Implementing Clarity
General considerations
Clarity is a light-weight work management framework and - requires relatively minimal effort to be implemented. However, Clarity prescribes certain organizational semantics which, depending on the current structure of your organization, might require substantial changes - or no changes at all.
For production organizations (ex. manufacturing, software, product), Clarity prefers that organization at its lowest level is divided into one or more performance production teams. Such teams should be of limited size, cross-functional, semi or fully self managing and fairly autonomous with strong ownership over the work they perform and - how the work is performed in terms of implementation semantics.
While it is still possible to apply Clarity in compartmentalized production organizations where teams are not cross-functional and the work is a mix of several objectives (ex. “classic” software development agencies), doing so will not be as efficient.
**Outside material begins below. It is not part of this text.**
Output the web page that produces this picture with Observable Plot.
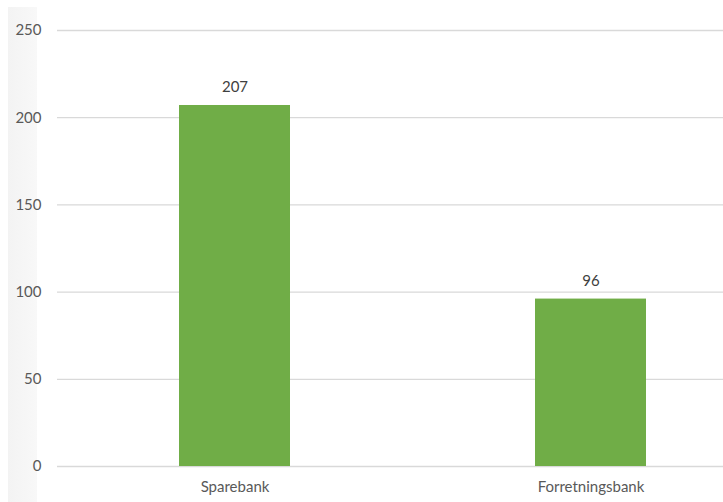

For service organizations (ex. logistics, retail) it is also possible that organization has no such logical distinction possible and all teams sans specific departments, most of the staff even, are fairly equal in terms of the area of expertise or work objectives. Clarity can be applied just fine in such organizations since the work semantics differ from production teams. You should still try to divide large uniform departments into smaller units - even if such boundaries are set artificially. This will help further sub-divide work and smaller units are easier to manage long term.
It is perfectly fine to apply Clarity framework selectively, meaning, the entire organization does not need to operate under Clarity framework. It is possible some part of the staff has no benefit from using Clarity, as rare as these cases might be - they exist.
Clarity also does not require it to be applied organization-wide from day one. Starting the implementation from one or more pilot teams is just fine, just to validate the applicability of the framework to your particular use case. Despite that Clarity is designed to be fairly universal and industry agnostic, you might still encounter road blocks that require the framework to be adjusted or even abandoned - as rare as such cases might be.
Road from here to Clarity
There are many paths to implementing Clarity and each one depends on what is already in place in terms of organization and staff hierarchy. There is no one true way to implement Clarity, but you should:
- Identify the current status of your organization. Write - how are things organized, who is responsible for what items of organization, and why. Identify stakeholders.
- Determine differences between what you have and what Clarity defines.
- Write down clear steps that would need to be taken to adjust from your current state to the desired level of implementation for Clarity.
- Evaluate - are the previously set steps achievable and realistic? What are the roadblocks? Are there blockers?
- Have a conversation with all stakeholders that would be involved in the transition. Determine and install countermeasures for all blockers and roadblocks identified.
- Establish a pilot - a single unit or team to adopt Clarity before everyone else.
- Learn and educate! Work with your pilot team to implement Clarity for at least 6 delivery cycles.
- Evaluate results of the pilot - did you achieve your goals? What did you learn? Are there any adjustments that need to be done before moving on?
- Rinse and repeat - for each unit or team individually till Clarity is implemented to the extent necessary.
It is wise to adopt Clarity gradually - team by team, organizational level by level. Adopting Clarity organization wide from the get-go is a Really Bad Idea™.
You can reach out if you need help implementing Clarity.
Tools and automation
You should be able to use any task or project management software to implement Clarity as long as it has following features available:
- Tasks can be visualized and are organized as lists - Kanban-only tools will not do.
- Tasks in these lists can be separated in sections of tasks to support stages.
- Tasks can have custom priority labels to support Rank or custom priority formulas to support CaPRICE, or none of them depending on what prioritization method you want to use.
- Tasks can have custom labels to indicate Goals , Objectives and Visions.
- Tasks can have custom statuses.
Some of the tools you might be able to use to implement Clarity are listed here. There are probably many more available. You can use any one you like.
NOTE: some of the tools listed here might or might not support all of the features required to implement all of the aspects and possible configurations of Clarity. Some might require paid features to be enabled and significant customization before making them Clarity-compatible. Some might only support a subset of the features required for a full Clarity implementation.
Name | URL | Notes |
---|---|---|
ClickUp | https://clickup.com | Clarity can be implemented using free version. All-in-one project management solution. |
Asana | https://asana.com | Clarity can be implemented using free version. For best results paid version is required to use custom fields. Powerful customization options are available. |
Todoist | https://todoist.com | Paid version required. Easy to manage. |
Basecamp | https://basecamp.com | Paid version most likely required because of usage limitations. |
How about Atlassian JIRA?
Atlassian JIRA can be adapted for Clarity, but doing so requires some workarounds and customization - you will need to define custom statuses, custom priorities, custom labels and rename components like Epics and such, to match the Clarity framework. JIRA has no support for custom sections in backlogs, so you might need to use Sprints to support task Stages. This is obviously a hack. If JIRA is all that you can have / are allowed to have, you can make it work, but the process will not be seamless.